WERKSCHAU XIX is the continuation of the annual series of exhibitions in the FOTOGALERIE WIEN which has been going on for the last nineteen years. They present contemporary artists who have significantly contributed to the development of art photography and the new media in Austria. To date there has been a cross section of work by Jana Wisniewski, Manfred Willmann, VALIE EXPORT, Leo Kandl, Elfriede Mejchar, Heinz Cibulka, Renate Bertlmann, Josef Wais, Horáková + Maurer, Gottfried Bechtold, Friedl Kubelka, Branko Lenart, INTAKT – Die Pionierinnen (Renate Bertlmann, Moucle Blackout, Linda Christanell, Lotte Hendrich-Hassmann, Karin Mack, Margot Pilz, Jana Wisniewski), Inge Dick, Lisl Ponger, Hans Kupelwieser, Robert Zahornicky and Ingeborg Strobl.

The FOTOGALERIE WIEN successfully invited Michael Mauracher to take on this year’s “Werkschau”. Born in 1954 in Klagenfurt, the artist grew up in Salzburg and lives here.
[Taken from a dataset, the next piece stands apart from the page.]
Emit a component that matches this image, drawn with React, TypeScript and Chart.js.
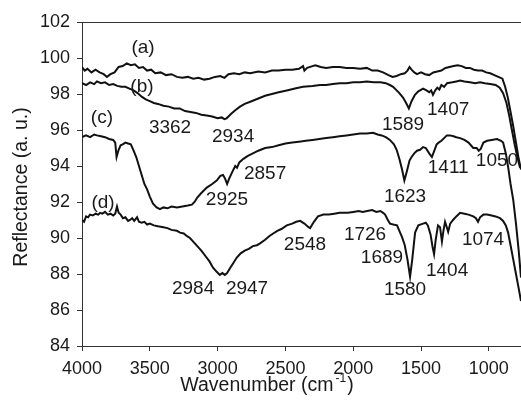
import React, { useEffect, useRef } from "react";
import { Chart, registerables } from "chart.js";

Chart.register(...registerables);

const waveA = [4000,3980,3960,3930,3900,3870,3840,3816,3790,3760,3730,3700,3670,3640,3610,3580,3550,3520,3490,3460,3420,3380,3340,3300,3260,3220,3180,3140,3100,3060,3020,2980,2950,2920,2880,2840,2800,2760,2700,2650,2600,2550,2500,2450,2400,2370,2360,2340,2300,2280,2240,2200,2150,2100,2050,2000,1950,1900,1860,1820,1780,1740,1710,1680,1650,1620,1600,1585,1570,1550,1530,1500,1470,1440,1410,1380,1350,1320,1290,1260,1230,1200,1170,1140,1110,1080,1050,1020,990,960,930,900,880,860,840,820,800,780,763];
const reflA = [99.5,99.3,99.4,99.2,99.35,99.2,99.1,98.95,99.1,99.2,99.5,99.55,99.7,99.6,99.65,99.45,99.5,99.3,99.35,99.15,99.2,99.05,99.1,98.95,98.9,98.95,98.85,98.9,98.8,98.85,98.95,99.0,98.9,99.1,99.15,99.1,99.2,99.15,99.25,99.2,99.3,99.3,99.35,99.35,99.4,99.55,99.3,99.45,99.55,99.6,99.5,99.45,99.5,99.5,99.45,99.45,99.4,99.45,99.3,99.3,99.2,99.05,98.95,99.0,99.1,99.15,99.3,99.5,99.35,99.2,99.1,99.2,99.1,99.05,99.2,99.25,99.3,99.45,99.5,99.55,99.6,99.55,99.45,99.45,99.35,99.3,99.3,99.2,99.15,99.05,98.95,98.85,98.4,97.8,97.0,96.2,95.3,94.4,93.8];

const waveB = [4000,3970,3940,3910,3890,3860,3830,3800,3770,3740,3710,3680,3650,3620,3590,3560,3530,3500,3470,3440,3400,3360,3320,3280,3240,3200,3160,3120,3080,3040,3000,2970,2950,2934,2920,2900,2870,2835,2800,2750,2700,2650,2600,2550,2490,2430,2370,2300,2245,2200,2150,2100,2050,2000,1950,1900,1850,1800,1760,1730,1706,1680,1660,1633,1610,1590,1570,1545,1520,1485,1460,1440,1425,1412,1395,1380,1365,1350,1330,1308,1270,1240,1212,1180,1140,1100,1065,1030,990,950,920,895,870,850,830,810,790,770];
const reflB = [98.6,98.5,98.65,98.55,98.7,98.6,98.65,98.5,98.55,98.45,98.4,98.4,98.3,98.2,98.05,97.85,97.7,97.6,97.5,97.45,97.35,97.3,97.2,97.2,97.05,97.0,96.95,96.85,96.8,96.75,96.65,96.7,96.6,96.65,96.75,96.9,97.1,97.3,97.45,97.6,97.75,97.9,98.0,98.1,98.2,98.3,98.4,98.45,98.5,98.5,98.55,98.6,98.6,98.65,98.65,98.7,98.65,98.65,98.6,98.5,98.4,98.2,98.05,97.8,97.5,97.2,97.6,97.95,98.15,98.3,98.2,98.1,98.2,97.95,98.2,98.35,98.25,98.5,98.4,98.6,98.65,98.7,98.75,98.7,98.65,98.6,98.65,98.6,98.55,98.5,98.35,98.05,97.5,96.8,96.0,95.2,94.5,93.9];

const waveC = [4000,3970,3940,3910,3890,3860,3830,3800,3770,3755,3745,3730,3715,3700,3680,3660,3640,3625,3600,3580,3560,3540,3520,3500,3476,3450,3425,3400,3370,3340,3300,3260,3220,3190,3170,3150,3120,3080,3040,3005,2980,2960,2945,2930,2915,2890,2870,2857,2840,2810,2780,2740,2700,2650,2600,2550,2500,2450,2400,2350,2300,2250,2200,2150,2100,2050,2000,1950,1900,1854,1820,1790,1760,1730,1700,1680,1660,1640,1623,1605,1585,1570,1550,1530,1507,1485,1465,1440,1420,1400,1385,1370,1350,1330,1310,1286,1260,1240,1212,1180,1150,1115,1090,1075,1060,1040,1013,980,940,910,895,875,858,840,820,800,780,763];
const reflC = [95.6,95.7,95.6,95.75,95.7,95.65,95.6,95.5,95.45,95.3,94.5,94.9,95.15,95.2,95.3,95.25,95.2,94.95,94.5,94.0,93.5,93.0,92.7,92.3,91.9,91.7,91.6,91.7,91.65,91.75,91.7,91.75,91.8,91.85,92.0,92.25,92.5,92.8,93.0,93.2,93.45,93.5,93.3,93.0,93.3,93.7,94.0,93.9,94.2,94.4,94.55,94.7,94.85,95.0,95.05,95.15,95.25,95.3,95.35,95.4,95.45,95.5,95.55,95.6,95.65,95.7,95.75,95.8,95.8,95.85,95.75,95.7,95.6,95.45,95.2,94.9,94.4,93.8,93.2,93.7,94.3,94.5,94.7,94.85,94.9,95.05,95.0,94.7,94.5,94.9,95.2,95.3,95.4,95.55,95.7,95.7,95.65,95.6,95.55,95.45,95.3,95.0,95.0,94.85,94.95,95.3,95.4,95.45,95.5,95.4,95.3,94.7,93.95,93.0,92.1,90.8,89.3,87.8];

const waveD = [4000,3985,3970,3955,3941,3920,3900,3880,3867,3850,3830,3810,3790,3770,3755,3742,3730,3715,3698,3680,3660,3646,3630,3615,3594,3580,3560,3540,3520,3500,3470,3440,3400,3370,3340,3300,3277,3250,3225,3204,3180,3150,3120,3090,3060,3034,3010,2984,2965,2947,2930,2910,2885,2860,2830,2800,2770,2740,2710,2687,2650,2620,2590,2560,2530,2490,2450,2420,2392,2360,2330,2318,2290,2260,2220,2180,2140,2100,2075,2040,2000,1960,1930,1898,1860,1830,1800,1780,1765,1745,1729,1705,1677,1660,1640,1620,1600,1581,1565,1544,1520,1485,1465,1450,1430,1415,1404,1392,1375,1360,1346,1335,1323,1310,1300,1285,1264,1240,1212,1180,1150,1115,1095,1080,1065,1040,1013,980,950,918,895,875,858,840,820,800,780,763];
const reflD = [91.0,90.9,91.2,91.15,91.3,91.25,91.35,91.3,91.4,91.35,91.45,91.3,91.35,91.25,91.35,91.75,91.4,91.3,91.1,91.15,90.95,91.0,91.1,90.95,91.15,90.9,90.85,90.9,90.75,90.8,90.7,90.65,90.6,90.55,90.45,90.4,90.3,90.25,90.1,90.0,89.8,89.55,89.3,89.0,88.7,88.35,88.15,87.95,88.05,87.95,88.05,88.3,88.6,88.9,89.15,89.3,89.4,89.55,89.6,89.7,89.9,90.1,90.25,90.4,90.5,90.7,90.8,90.9,90.95,90.8,90.6,90.55,90.9,91.2,91.3,91.3,91.35,91.4,91.4,91.4,91.45,91.5,91.45,91.5,91.55,91.45,91.5,91.4,91.3,91.0,90.8,90.75,90.7,90.4,90.05,89.6,88.8,87.85,88.8,90.3,90.7,90.8,90.85,90.7,90.2,89.5,89.1,89.9,90.7,90.6,89.8,90.4,90.9,90.6,90.35,90.8,91.0,91.2,91.4,91.35,91.3,91.2,91.1,90.9,91.15,91.3,91.3,91.25,91.2,91.1,90.95,90.7,90.3,89.6,88.8,88.0,87.2,86.5];

const xTicks = [4000, 3500, 3000, 2500, 2000, 1500, 1000];
const yTicks = [84, 86, 88, 90, 92, 94, 96, 98, 100, 102];

const noteTexts = ["(a)","(b)","(c)","(d)","3362","2934","1589","1407","2925","2857","1623","1411","1050","2984","2947","2548","1726","1689","1580","1404","1074"];
const noteWave = [3550,3558,3853,3845,3351,2886,1633,1300,2931,2650,1618,1300,940,3181,2783,2356,1913,1788,1618,1308,1043];
const noteRefl = [100.56,98.4,96.7,91.95,96.1,95.6,96.3,97.15,92.15,93.55,92.3,93.9,94.3,87.2,87.2,89.6,90.2,88.9,87.1,88.2,89.9];

const FONT = "'Liberation Sans', Arial, sans-serif";
const INK = "#1a1a1a";

function pts(w: number[], r: number[]) {
  return w.map((x, i) => ({ x, y: r[i] }));
}

const overlay = {
  id: "overlay",
  afterDraw(chart: any) {
    const ctx = chart.ctx;
    const { left, right, top } = chart.chartArea;
    const xs = chart.scales.x;
    const ys = chart.scales.y;
    ctx.save();
    ctx.strokeStyle = "#333";
    ctx.lineWidth = 1;
    ctx.beginPath();
    ctx.moveTo(left, top + 0.5);
    ctx.lineTo(right, top + 0.5);
    ctx.stroke();

    ctx.fillStyle = INK;
    ctx.font = `19px ${FONT}`;
    ctx.textAlign = "center";
    ctx.textBaseline = "middle";
    noteTexts.forEach((t, i) => {
      ctx.fillText(t, xs.getPixelForValue(noteWave[i]), ys.getPixelForValue(noteRefl[i]));
    });

    // x title with superscript
    const main1 = "Wavenumber (cm";
    const sup = "-1";
    const main2 = ")";
    const big = `19.5px ${FONT}`;
    const small = `12px ${FONT}`;
    ctx.font = big;
    const w1 = ctx.measureText(main1).width;
    const w3 = ctx.measureText(main2).width;
    ctx.font = small;
    const w2 = ctx.measureText(sup).width + 3;
    const total = w1 + w2 + w3;
    const cx = 267;
    const cy = 386;
    const x0 = cx - total / 2;
    ctx.textAlign = "left";
    ctx.font = big;
    ctx.fillText(main1, x0, cy);
    ctx.font = small;
    ctx.fillText(sup, x0 + w1 + 2, cy - 7);
    ctx.font = big;
    ctx.fillText(main2, x0 + w1 + w2, cy);

    // y title
    ctx.translate(22, 187);
    ctx.rotate(-Math.PI / 2);
    ctx.textAlign = "center";
    ctx.fillText("Reflectance (a. u.)", 0, 0);
    ctx.restore();
  },
};

export default function App() {
  const ref = useRef<HTMLCanvasElement | null>(null);
  useEffect(() => {
    if (!ref.current) return;
    const mk = (w: number[], r: number[]) => ({
      data: pts(w, r),
      borderColor: "#111",
      borderWidth: 2,
      pointRadius: 0,
      tension: 0,
      fill: false,
    });
    const chart = new Chart(ref.current, {
      type: "line",
      data: {
        datasets: [mk(waveA, reflA), mk(waveB, reflB), mk(waveC, reflC), mk(waveD, reflD)],
      },
      options: {
        animation: false,
        responsive: false,
        maintainAspectRatio: false,
        layout: { padding: { top: 22, right: 0, left: 0, bottom: 0 } },
        plugins: { legend: { display: false }, tooltip: { enabled: false } },
        scales: {
          x: {
            type: "linear",
            reverse: true,
            min: 763,
            max: 4000,
            afterBuildTicks: (s: any) => {
              s.ticks = xTicks.map((v) => ({ value: v }));
            },
            afterFit: (s: any) => {
              s.height = 62;
            },
            ticks: {
              autoSkip: false,
              maxRotation: 0,
              padding: 7,
              color: INK,
              font: { family: FONT, size: 18 },
              callback: (v: any) => String(v),
            },
            grid: { drawOnChartArea: false, drawTicks: true, tickLength: 5, color: "#333" },
            border: { display: true, color: "#333", width: 1 },
          },
          y: {
            type: "linear",
            min: 84,
            max: 102,
            afterBuildTicks: (s: any) => {
              s.ticks = yTicks.map((v) => ({ value: v }));
            },
            afterFit: (s: any) => {
              s.width = 82;
            },
            ticks: {
              padding: 7,
              color: INK,
              font: { family: FONT, size: 18 },
              callback: (v: any) => String(v),
            },
            grid: { drawOnChartArea: false, drawTicks: true, tickLength: 5, color: "#333" },
            border: { display: true, color: "#333", width: 1 },
          },
        },
      },
      plugins: [overlay],
    });
    return () => chart.destroy();
  }, []);
  return (
    <div style={{ position: "fixed", left: 0, top: 0, width: 521, height: 408, background: "#fff", overflow: "hidden" }}>
      <canvas ref={ref} width={521} height={408} style={{ width: 521, height: 408, display: "block" }} />
    </div>
  );
}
He is a co-founder of Galerie Fotohof, Senior Lecturer at the Mozarteum University, Salzburg and Honorary Professor at the Academy of Visual Arts, Leipzig and will be showing a cross-section of his work from the late 1970s to the present. A catalogue will be published for the exhibition along with Fotoedition No. 13. The focus of the presentation is on the relationship of film and photography – the title is taken from the Werkbund exhibition of 1929, initially because of its succinct, denotative naming of the two mediums that greatly influenced the twentieth century –as well as on the autobiographical aspects of Michael Mauracher’s work and its inquiries which reflect on the two mediums.
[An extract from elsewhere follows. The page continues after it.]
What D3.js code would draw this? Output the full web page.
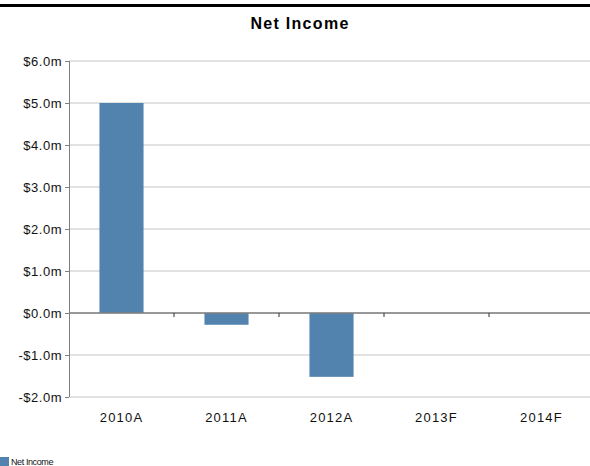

The artist uses film where photography, the medium of motionless, silent images, reaches its limits:  time is forced to a halt, movement represented and acoustics imagined. In accordance with this, Mauracher is attracted to motifs that concern these points: a continuous flow of images such as a travelling shot along a Greyhound route in the USA, the motif of a flag trapped in a fixed frame which, because of its incessant movement, can never be captured in a single “ideal image”, and a film shot such as that of a red portable record player, its movement sustained by the sound of Paul Simon’s hymn to Kodachrome, the legendary Kodak colour film which ceased production in 2005. The rarely-screened Super 8 short films and videos accompany the post 1982 photographic work. Travelling camera shots in real time, shots with immovable frames, or the correspondence between subject and image are recurring stylistic devices. There are also frequent reminders of photography per se, as when Mauracher watches photographers on observation deck of the Empire State Building attempting – in vain – to use flash to capture the New York skyline making it clear that “every flash stands for an unsuccessful image”. Ever since flash units have been built into cameras they have promised a more extensive world of images. But only within a radius of three meters. (Ruth Horak).

The autobiographical aspect in Mauracher’s work, researching and archiving his own family history, is to be found in his book, Talwärts (1993), and in his artist’s book, Und ein fremdes Mädchen (2007), where it is linked with world and photographic history. One of the characteristics of many of Mauracher’s works is the way that they relate images to each other: the old and the new, the personal and the collective. In doing so the artist remains intentionally objectively distanced, not as regards the narration but, rather, in the commentary made on photography itself. In Portrait of a Man, a study of an anonymous man over a period of more than three decades, the representational potential or expressiveness of the photographic image is questioned – one of many reflections on the media contained in the artist’s work.